13. An electronic device for enabling an improved device control capability of a small language model (SLM), the electronic device comprising:

at least one processor comprising processing circuitry; and

at least one memory including one or more instructions, which executed by the at least one processor individually or collectively, to cause the electronic device to at least:

generate, by using a large language model (LLM), a pool of diverse instructions including direct instructions for controlling a first group of electronic devices and indirect instructions for controlling the first group of the electronic devices, wherein the first group of the electronic devices corresponds to all available devices in the environment;

generate, by using the LLM, base plans related to operations of controlling the first group of the electronic devices;

determine, by using the LLM and a retrieval model, retrieved devices based on the base plans and the indirect instructions, wherein the retrieved devices correspond to a second group of the electronic devices and wherein a first number of the electronic devices in the first group is higher than a second number of the electronic devices in the second group;

generate, by using the LLM, contrastive plans based on a third group of the electronic devices, wherein a third number of the electronic devices in the third group corresponds to a number of the first number minus the second number;

generate a data set by combining the base plans and the contrastive plans;

perform a fine-tuning the SLM based on the data set;

generate computer codes corresponding to the fine-tuned SLM; and

transfer the generated computer codes to the hub device to be connected with a fourth group of the electronic devices in the environment.

14. The electronic device of claim 13, wherein the at least one memory including one or more instructions, which executed by the at least one processor individually or collectively cause the electronic device further to generate, by using the LLM, the pool of diverse instructions by:

receiving seed instructions;

generating, by using the LLM, instructions based on the received seed instructions;

filtering, by using a filter, the generated instructions; and

storing the filtered instructions in the pool of diverse instructions.

15. The electronic device of claim 14, wherein the filter is a Rogue-L filter.

16. The electronic device of claim 15, wherein the at least one memory including one or more instructions, which executed by the at least one processor individually or collectively, cause the electronic device further to filter the generated instructions by:

measuring a Rogue-L similarity between one instruction of the generated instructions and an existing instruction in the pool of instructions, and

storing the one instruction of the generated instructions in the pool of diverse instructions when the measured Rogue-L similarity is equal to or greater than a pre-determined threshold.

17. The electronic device of claim 14, wherein the at least one memory including one or more instructions, which executed by the at least one processor individually or collectively cause the electronic device further to generate, by using the LLM, the base plans by providing, to the LLM, in-context examples, the pool of diverse instructions, and a list of all controlled devices in the environment.

18. The electronic device of claim 17, wherein the in-context examples comprise a first group of instructions randomly sampled from the seed instructions and a second group of instructions randomly sampled from the pool of diverse instructions.

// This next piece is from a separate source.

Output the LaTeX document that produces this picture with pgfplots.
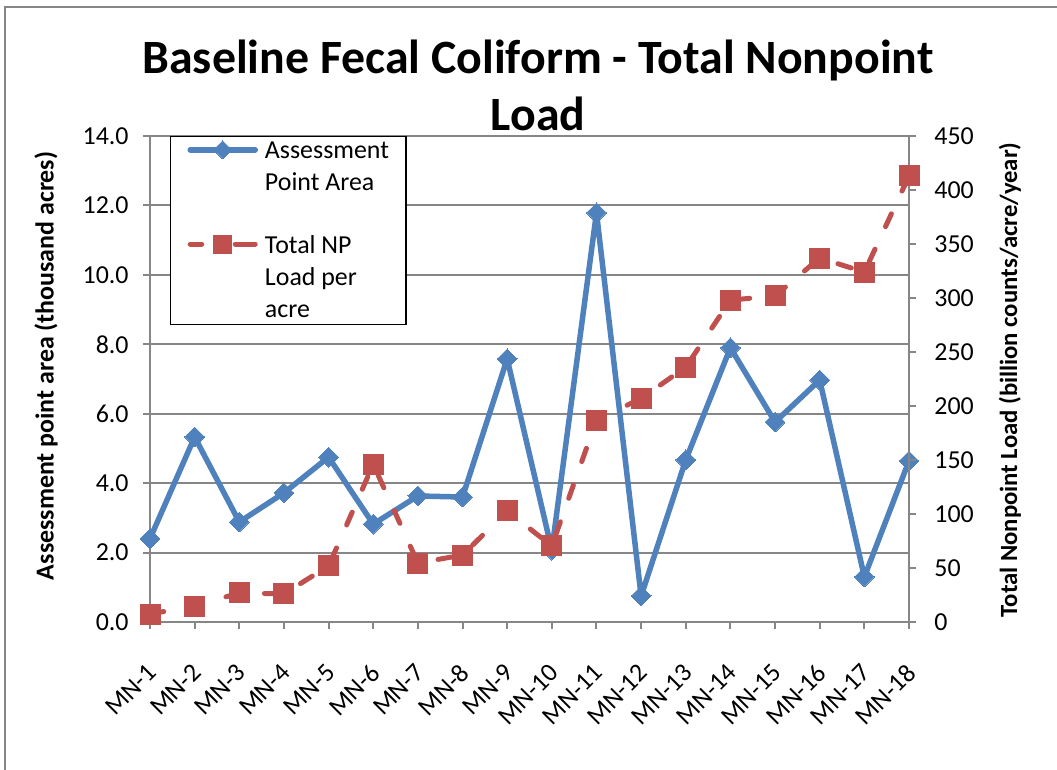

19. The electronic device of claim 13, wherein the at least one memory including one or more instructions, which executed by the at least one processor individually or collectively cause the electronic device further to determine, by using the LLM and the retrieval model, retrieved devices by determining, by using the LLM, whether an instruction provided to the LLM is one of the indirect instructions.

20. The electronic device of claim 13, the retrieval model is operatively connected with the LLM and is a pretrained sentence transformer.